◆ **SHORT PROBLEM**: Below is a listing; restate from it, character for character, the lines beginning at the line holding "What seaborn and" and ending at the line holding "jaar_fliers = [[], [], []]", both included.

begin GIVEN DATA

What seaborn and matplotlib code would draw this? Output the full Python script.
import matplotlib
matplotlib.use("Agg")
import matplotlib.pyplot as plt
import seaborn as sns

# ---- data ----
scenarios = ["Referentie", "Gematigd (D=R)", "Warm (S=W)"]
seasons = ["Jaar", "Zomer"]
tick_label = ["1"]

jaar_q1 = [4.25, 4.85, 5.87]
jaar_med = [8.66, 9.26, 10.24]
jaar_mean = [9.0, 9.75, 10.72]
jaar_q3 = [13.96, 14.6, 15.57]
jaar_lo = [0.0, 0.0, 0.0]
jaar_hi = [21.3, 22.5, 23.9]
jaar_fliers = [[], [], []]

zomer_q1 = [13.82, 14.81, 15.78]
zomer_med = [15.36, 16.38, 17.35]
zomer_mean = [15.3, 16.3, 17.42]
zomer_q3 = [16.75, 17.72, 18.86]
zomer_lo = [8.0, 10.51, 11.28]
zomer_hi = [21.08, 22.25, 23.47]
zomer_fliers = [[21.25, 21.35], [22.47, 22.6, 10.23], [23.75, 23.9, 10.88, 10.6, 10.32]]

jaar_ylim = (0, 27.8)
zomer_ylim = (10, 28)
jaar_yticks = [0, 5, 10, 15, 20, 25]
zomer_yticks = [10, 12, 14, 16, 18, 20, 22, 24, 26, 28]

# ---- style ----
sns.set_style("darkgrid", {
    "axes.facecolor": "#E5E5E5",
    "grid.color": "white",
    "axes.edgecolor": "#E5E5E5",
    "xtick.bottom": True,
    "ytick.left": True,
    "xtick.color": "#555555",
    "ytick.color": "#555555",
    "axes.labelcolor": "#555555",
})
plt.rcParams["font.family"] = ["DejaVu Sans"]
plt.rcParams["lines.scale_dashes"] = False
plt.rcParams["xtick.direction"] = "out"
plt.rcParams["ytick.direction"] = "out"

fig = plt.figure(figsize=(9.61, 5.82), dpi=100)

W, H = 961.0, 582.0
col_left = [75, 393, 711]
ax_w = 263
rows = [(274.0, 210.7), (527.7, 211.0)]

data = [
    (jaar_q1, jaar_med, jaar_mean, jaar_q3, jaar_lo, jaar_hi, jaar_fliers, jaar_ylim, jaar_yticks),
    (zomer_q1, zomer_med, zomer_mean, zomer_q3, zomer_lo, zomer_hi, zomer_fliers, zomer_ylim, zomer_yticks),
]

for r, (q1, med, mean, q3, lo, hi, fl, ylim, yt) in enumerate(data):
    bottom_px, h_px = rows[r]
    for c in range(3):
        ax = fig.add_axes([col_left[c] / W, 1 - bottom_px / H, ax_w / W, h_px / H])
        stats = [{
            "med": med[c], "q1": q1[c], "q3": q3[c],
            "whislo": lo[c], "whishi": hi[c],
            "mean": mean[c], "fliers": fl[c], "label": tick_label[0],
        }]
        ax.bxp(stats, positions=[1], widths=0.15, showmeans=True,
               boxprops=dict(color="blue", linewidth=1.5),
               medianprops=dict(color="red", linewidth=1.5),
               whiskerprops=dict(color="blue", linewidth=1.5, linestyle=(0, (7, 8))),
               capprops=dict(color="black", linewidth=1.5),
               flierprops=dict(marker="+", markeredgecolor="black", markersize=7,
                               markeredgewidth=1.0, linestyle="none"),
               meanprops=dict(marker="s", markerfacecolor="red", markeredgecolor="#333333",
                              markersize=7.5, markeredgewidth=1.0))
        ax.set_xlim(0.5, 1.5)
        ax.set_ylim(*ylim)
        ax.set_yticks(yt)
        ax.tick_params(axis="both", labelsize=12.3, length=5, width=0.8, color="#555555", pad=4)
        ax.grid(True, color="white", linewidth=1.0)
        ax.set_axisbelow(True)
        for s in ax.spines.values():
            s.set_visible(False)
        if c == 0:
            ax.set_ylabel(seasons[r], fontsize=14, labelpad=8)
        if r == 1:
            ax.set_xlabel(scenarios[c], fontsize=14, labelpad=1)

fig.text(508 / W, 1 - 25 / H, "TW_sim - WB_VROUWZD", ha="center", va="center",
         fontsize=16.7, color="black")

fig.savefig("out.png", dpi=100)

end GIVEN DATA
begin GIVEN DATA

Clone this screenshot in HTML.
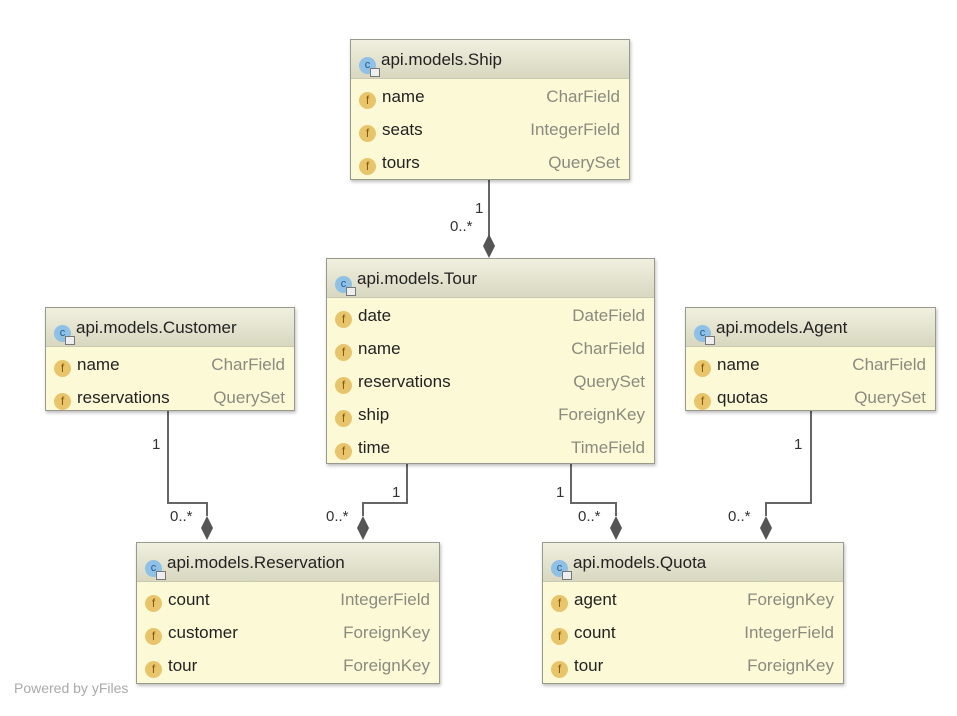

end GIVEN DATA

◆ **OUTPUT**:
What seaborn and matplotlib code would draw this? Output the full Python script.
import matplotlib
matplotlib.use("Agg")
import matplotlib.pyplot as plt
import seaborn as sns

# ---- data ----
scenarios = ["Referentie", "Gematigd (D=R)", "Warm (S=W)"]
seasons = ["Jaar", "Zomer"]
tick_label = ["1"]

jaar_q1 = [4.25, 4.85, 5.87]
jaar_med = [8.66, 9.26, 10.24]
jaar_mean = [9.0, 9.75, 10.72]
jaar_q3 = [13.96, 14.6, 15.57]
jaar_lo = [0.0, 0.0, 0.0]
jaar_hi = [21.3, 22.5, 23.9]
jaar_fliers = [[], [], []]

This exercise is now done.